The Supreme Court’s decision in the Sita Soren case overrules a 26-year-old judgement on the extent of legislative immunity

On 20 September last year, a case on parliamentary immunity for lawmakers charged with bribery came up for directions. Senior Advocate Gopal Sankaranarayanan argued that the Court’s precedent on the issue presented a constitutional ‘absurdity.’ 

The precedent he was referring to was the Court’s 1998 decision in P.V. Narasimha Rao v State. A 3:2 majority had held that lawmakers who cast a vote in Parliament based on a bribe they received were protected from criminal prosecution. Sankaranarayanan then went on to explain the ‘absurdity’: 

“…If I were to take a bribe and then have second thoughts—a prick of conscience—and I decide not to vote as the bribe has demanded, I would not have my immunity. But if I were a good boy and I acted as per the bribe and I went and voted in accordance with that, I would suddenly be immune.” 

In 1993, Narasimha Rao’s government was facing a no-confidence motion in Parliament. With 251 MPs from his party, Rao was 13 votes short of a majority in the 528-member Lok Sabha. Oddly, his government survived the motion. A year later, reports emerged that Sibhu Soren, head of the Jharkhand Mukti Morcha (JMM) and several others had received bribes to vote to defeat the no-confidence motion. Ajit Singh of the Janata Dal had allegedly received a bribe to abstain. 

The Court had to decide whether these MPs enjoyed immunity under Article 105(2), which states that a legislator shall not be liable “to any proceedings in any court in respect of anything said or any vote given by him in Parliament.” (Article 194(2) offers the same immunity to MLAs.) 

The majority ascribed a broad meaning to the phrase “in respect of” and held that MPs were protected from all civil or criminal proceedings that have even a remote connection with their vote or speech in Parliament. Since Ajit Singh did not cast a vote, this protection was not extended to him. 

“We are acutely conscious of the seriousness of the offence,” Justice Barucha wrote for the majority.  Despite acknowledging that the MPs had “bartered the solemn trust” of their constituents, the Court held that the lawmakers were “entitled to the protection that the Constitution plainly affords them.” 
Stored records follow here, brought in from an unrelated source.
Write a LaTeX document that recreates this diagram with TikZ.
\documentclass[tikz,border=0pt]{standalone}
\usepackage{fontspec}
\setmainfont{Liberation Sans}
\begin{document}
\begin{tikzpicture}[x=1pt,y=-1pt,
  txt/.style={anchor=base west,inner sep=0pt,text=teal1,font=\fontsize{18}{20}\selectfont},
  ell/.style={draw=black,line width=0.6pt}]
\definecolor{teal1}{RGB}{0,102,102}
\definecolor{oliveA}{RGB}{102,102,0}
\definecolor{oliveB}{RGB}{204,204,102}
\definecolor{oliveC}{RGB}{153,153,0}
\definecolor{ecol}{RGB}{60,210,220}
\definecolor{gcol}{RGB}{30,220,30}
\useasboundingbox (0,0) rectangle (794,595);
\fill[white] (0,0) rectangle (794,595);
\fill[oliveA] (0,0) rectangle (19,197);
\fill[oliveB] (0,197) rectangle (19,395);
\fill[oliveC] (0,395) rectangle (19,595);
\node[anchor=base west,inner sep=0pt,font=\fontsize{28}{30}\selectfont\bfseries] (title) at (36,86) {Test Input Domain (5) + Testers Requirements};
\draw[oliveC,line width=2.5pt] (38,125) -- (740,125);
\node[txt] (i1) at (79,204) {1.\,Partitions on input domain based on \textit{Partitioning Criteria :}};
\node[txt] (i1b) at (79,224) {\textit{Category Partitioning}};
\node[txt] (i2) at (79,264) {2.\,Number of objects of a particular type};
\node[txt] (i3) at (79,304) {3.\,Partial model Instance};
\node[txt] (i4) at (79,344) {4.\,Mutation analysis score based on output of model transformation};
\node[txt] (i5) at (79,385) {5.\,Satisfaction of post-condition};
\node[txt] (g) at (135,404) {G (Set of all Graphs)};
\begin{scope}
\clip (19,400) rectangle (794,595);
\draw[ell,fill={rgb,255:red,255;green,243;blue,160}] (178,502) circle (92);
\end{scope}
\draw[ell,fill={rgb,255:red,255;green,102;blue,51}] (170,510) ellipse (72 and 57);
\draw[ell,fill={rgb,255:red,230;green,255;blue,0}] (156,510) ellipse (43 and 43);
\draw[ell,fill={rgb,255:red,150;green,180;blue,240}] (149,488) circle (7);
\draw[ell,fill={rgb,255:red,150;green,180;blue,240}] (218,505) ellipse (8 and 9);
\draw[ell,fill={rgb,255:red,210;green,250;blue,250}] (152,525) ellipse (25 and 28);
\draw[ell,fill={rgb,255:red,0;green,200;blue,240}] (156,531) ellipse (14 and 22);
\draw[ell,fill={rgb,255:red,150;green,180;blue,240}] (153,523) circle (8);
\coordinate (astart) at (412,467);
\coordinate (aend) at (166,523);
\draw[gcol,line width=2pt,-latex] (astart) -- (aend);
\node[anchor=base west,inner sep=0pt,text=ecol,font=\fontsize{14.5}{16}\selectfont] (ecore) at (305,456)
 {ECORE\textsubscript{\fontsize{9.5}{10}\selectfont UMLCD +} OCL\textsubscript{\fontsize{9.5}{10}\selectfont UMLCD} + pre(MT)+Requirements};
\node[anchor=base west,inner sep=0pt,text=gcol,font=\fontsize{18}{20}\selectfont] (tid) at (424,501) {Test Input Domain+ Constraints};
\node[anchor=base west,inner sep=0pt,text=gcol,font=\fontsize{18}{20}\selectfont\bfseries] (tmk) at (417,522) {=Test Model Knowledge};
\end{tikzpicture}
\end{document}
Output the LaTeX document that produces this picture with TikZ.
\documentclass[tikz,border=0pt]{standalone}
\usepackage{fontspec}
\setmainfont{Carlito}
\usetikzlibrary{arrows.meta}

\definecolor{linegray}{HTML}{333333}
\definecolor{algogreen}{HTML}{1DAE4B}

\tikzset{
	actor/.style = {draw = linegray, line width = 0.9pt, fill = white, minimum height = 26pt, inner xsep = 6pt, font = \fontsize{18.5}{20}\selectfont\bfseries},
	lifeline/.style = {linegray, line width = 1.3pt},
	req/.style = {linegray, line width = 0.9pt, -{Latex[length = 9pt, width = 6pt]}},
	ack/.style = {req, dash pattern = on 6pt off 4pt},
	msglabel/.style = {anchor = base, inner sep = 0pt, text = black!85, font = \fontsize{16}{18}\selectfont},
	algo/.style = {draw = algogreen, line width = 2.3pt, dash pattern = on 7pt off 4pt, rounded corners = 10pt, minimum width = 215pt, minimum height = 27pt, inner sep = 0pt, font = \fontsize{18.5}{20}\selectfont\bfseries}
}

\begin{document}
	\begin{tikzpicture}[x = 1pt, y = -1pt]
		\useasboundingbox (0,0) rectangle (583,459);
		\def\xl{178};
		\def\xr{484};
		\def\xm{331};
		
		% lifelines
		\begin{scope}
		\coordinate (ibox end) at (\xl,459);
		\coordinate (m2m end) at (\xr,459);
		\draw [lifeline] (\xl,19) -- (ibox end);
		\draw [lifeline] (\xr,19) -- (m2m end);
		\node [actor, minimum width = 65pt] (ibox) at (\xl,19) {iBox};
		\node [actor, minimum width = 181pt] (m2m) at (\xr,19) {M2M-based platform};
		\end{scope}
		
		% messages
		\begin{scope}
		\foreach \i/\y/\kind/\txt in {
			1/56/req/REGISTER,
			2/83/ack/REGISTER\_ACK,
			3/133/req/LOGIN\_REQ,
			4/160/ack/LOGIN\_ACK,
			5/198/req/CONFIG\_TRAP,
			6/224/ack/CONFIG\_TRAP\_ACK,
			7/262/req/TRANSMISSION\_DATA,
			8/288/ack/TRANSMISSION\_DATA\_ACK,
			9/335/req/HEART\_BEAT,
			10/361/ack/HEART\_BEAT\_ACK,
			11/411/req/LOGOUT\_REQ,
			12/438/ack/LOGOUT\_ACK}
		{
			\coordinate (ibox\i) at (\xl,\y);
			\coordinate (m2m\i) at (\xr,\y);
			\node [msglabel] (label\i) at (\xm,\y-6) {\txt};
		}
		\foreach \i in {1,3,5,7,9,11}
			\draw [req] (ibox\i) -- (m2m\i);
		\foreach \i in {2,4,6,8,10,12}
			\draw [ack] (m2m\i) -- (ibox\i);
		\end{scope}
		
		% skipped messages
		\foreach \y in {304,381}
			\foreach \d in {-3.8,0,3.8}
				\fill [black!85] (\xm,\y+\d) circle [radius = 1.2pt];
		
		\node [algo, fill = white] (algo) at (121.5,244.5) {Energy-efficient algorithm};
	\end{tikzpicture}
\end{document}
Fast-forward to 2012. JMM made an appearance again. One of its MLAs, Sita Soren—Sibhu Soren’s daughter-in-law—was accused of receiving a bribe to vote for an independent party in the Rajya Sabha elections. Ultimately, she voted for a member of her own party. She claimed immunity under Article 194(2). The Jharkhand High Court relied on Narasimha Rao to dismiss her plea. Justice R.R. Prasad held that not voting at all (like Singh in ‘93), and not voting as per the condition of the bribe (like Soren in 2012) were both instances where immunity could not be extended. In both instances, he said, there was no nexus between the bribe given and the act in the House. 

Aggrieved, Soren moved the Supreme Court in 2014. Nine years later, in October 2023, a seven-judge Bench revisited the correctness of the 1998 judgement for two days (read our hearing reports here and here). This Monday, the Court pronounced its decision overruling Narasimha Rao. The Bench clarified that “the offence of bribery is agnostic to the performance of the agreed action and crystallizes based on the exchange of illegal gratification.” 

They found that Narasimha Rao led to a “paradoxical outcome” as it created an “artificial distinction” between those who receive the bribe and perform their end of the bargain and those who receive the same bribe but do not carry out the agreed task.  

Monday’s judgement is being celebrated as a solution to cash-for-votes trade in the legislature. The Prime Minister even tweeted to say that it will ensure “clean politics and deepen people’s faith in the system.” 

However, recognising the absurdity in Narasimha Rao is not the result of years of constitutional reflection. Criticism of the judgement has invariably been stinging and straightforward. In 2006, the lawyer and scholar A.G. Noorani wrote that “in the nearly half a century of its existence, few rulings of the Supreme Court incurred such odium and so deservedly than that so merrily handed down on 17th April 1998.” 

So whether or not this rectification of the absurdity “ensures clean politics” in 2024, there is some closure to be had in knowing that a legal paradox can be undone even if it takes almost 26 years to get to it.